The main goal of the IOStream library was ease of use, followed by
simple extensability. Efficiency was "only" a secondary goal. Since I
can't say much about the original IOStream library, I will only address
locales and templatization.

C++ is intended to be usable in all cultures with reasonable support
for cultural differences.  For example, I would like to see that my
name can be processed correctly (the 'ue' in my name is actually an
"u-umlaut", ie. a 'u' with two funny points above it; I'm not going to
try to describe how this is pronounced...). This is a relatively simple
thing and only involves recognition of additional characters as
letters. To make a Japanese name appear correctly, a different
character set or character encoding as to be used. This is addressed
partially by the templatization and partially by locales.

With IOStreams being templates, you can use a nearly arbitrary type to
represent individual characters (although there is not much guaranteed
support if you don't use 'char' or 'wchar_t'...). Also, you can easily
change the interpretation of characters. All but some base classes in
the IOStream library are templates of two types, the character type and
traits type depending on the character type. The character type defines
the representation used for the individual characters within the
IOStream library. The traits types describes some fundamental traits of
the corresponding character type, eg. the object used as EOF symbol,
which characters are interpreted as spaces or letters, etc. There is
not much to the templatization except that you can now use different
character representations and different interpretations of individual
characters.

There are more cultural differences, though. For example, in some
buisnesses floating point numbers are written with thousand separator,
like 1,000,000 instead of just 1000000. To make things worse, in some
countries (eg. in Germany) this is written differently, namely like
this: 1.000.000. All such things are lumped together in locales. Since
it is convenient to use locales for this, another thing made it into
the locales library: Code conversion. Normally, operating systems are
capable to write 'char' objects, but they are not necessary able to
write 'wchar_t' or some other objects. Thus, conversions between
different representations, eg. between 'wchar_t' and some multi byte
representation, are necessary.

Thus, templatization and locales are introduces mainly to cope with
cultural differences. While the performance impact of templatization
should be none or minimal, I think using locales makes thing somewhat
less efficient not more efficient!
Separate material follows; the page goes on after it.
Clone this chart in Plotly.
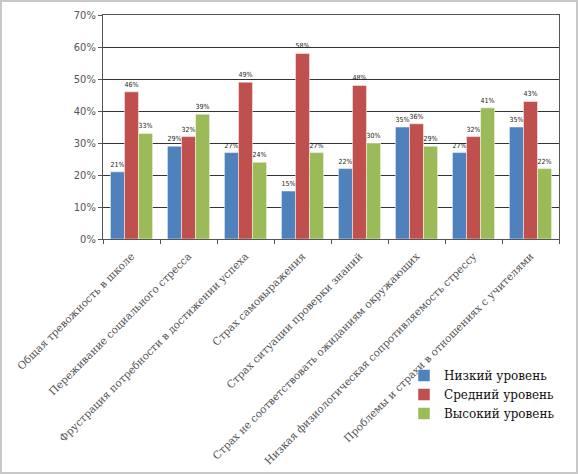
import plotly.graph_objects as go

categories = [
    "Общая тревожность в школе",
    "Переживание социального стресса",
    "Фрустрация потребности в достижении успеха",
    "Страх самовыражения",
    "Страх ситуации проверки знаний",
    "Страх не соответствовать ожиданиям окружающих",
    "Низкая физиологическая сопротивляемость стрессу",
    "Проблемы и страхи в отношениях с учителями",
]
low = [21, 29, 27, 15, 22, 35, 27, 35]
mid = [46, 32, 49, 58, 48, 36, 32, 43]
high = [33, 39, 24, 27, 30, 29, 41, 22]
series_names = ["Низкий уровень", "Средний уровень", "Высокий уровень"]
colors = ["#4F81BD", "#C0504D", "#9BBB59"]

fig = go.Figure()
for name, vals, col in zip(series_names, [low, mid, high], colors):
    fig.add_trace(go.Bar(
        x=categories, y=[v / 100 for v in vals], name=name,
        marker={"color": col, "line": {"color": "white", "width": 0.5}},
        text=[f"{v}%" for v in vals], textposition="outside",
        textfont={"family": "DejaVu Sans Condensed", "size": 11, "color": "#222"},
        cliponaxis=False,
    ))

W, H = 578, 474
ml, mr, mt, mb = 103, 19, 15, 235
pw, ph = W - ml - mr, H - mt - mb

fig.update_layout(
    width=W, height=H,
    margin={"l": ml, "r": mr, "t": mt, "b": mb, "autoexpand": False},
    paper_bgcolor="white", plot_bgcolor="white",
    barmode="group", bargap=0.26, bargroupgap=0,
    font={"color": "#444"},
    showlegend=True,
    legend={"x": (404 - ml) / pw, "y": (239 - 361) / ph, "xanchor": "left", "yanchor": "top",
            "font": {"family": "DejaVu Serif", "size": 12, "color": "#111"},
            "itemwidth": 30, "tracegroupgap": 0, "bgcolor": "rgba(0,0,0,0)"},
    shapes=[{"type": "rect", "xref": "paper", "yref": "paper",
             "x0": -(ml - 1) / pw, "x1": 1 + (mr - 1) / pw,
             "y0": -(mb - 1) / ph, "y1": 1 + (mt - 1) / ph,
             "line": {"color": "#c8c8c8", "width": 2}}],
)
fig.update_xaxes(
    automargin=False,
    tickangle=-45, tickfont={"family": "DejaVu Serif", "size": 10.5, "color": "#555"},
    ticklabelstandoff=6,
    showline=True, linecolor="#555", linewidth=1, mirror=True,
    ticks="outside", tickson="boundaries", ticklen=4, tickcolor="#555",
)
fig.update_yaxes(
    automargin=False,
    range=[0, 0.7], dtick=0.1, tickformat=".0%",
    tickfont={"family": "DejaVu Sans Condensed", "size": 11, "color": "#555"},
    showgrid=True, gridcolor="#333", gridwidth=1,
    showline=True, linecolor="#555", linewidth=1, mirror=True,
    ticks="outside", ticklen=4, tickcolor="#555", zeroline=False,
)

fig.write_html("out.html", config={"displayModeBar": False},
               post_script="document.body.style.margin='0';")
There are many virtual functions
called and facets looked up in some tables, where formerly a simple
call was made.

However, both changes made the library more flexible while maintaining
easy use (but not necessary easy implementation!).

I guess I have not sufficiently addressed what you are actually
interested in: It would probably take a whole book to make sure
everything is covered appropriately. However, I hope that I have
provided enough information to pick on: I think I can answer most
specific questions about the IOStream library. Maybe someone familiar
with the history of the IOStream library can provide some details about
the original implementation ... (I would be interested, too).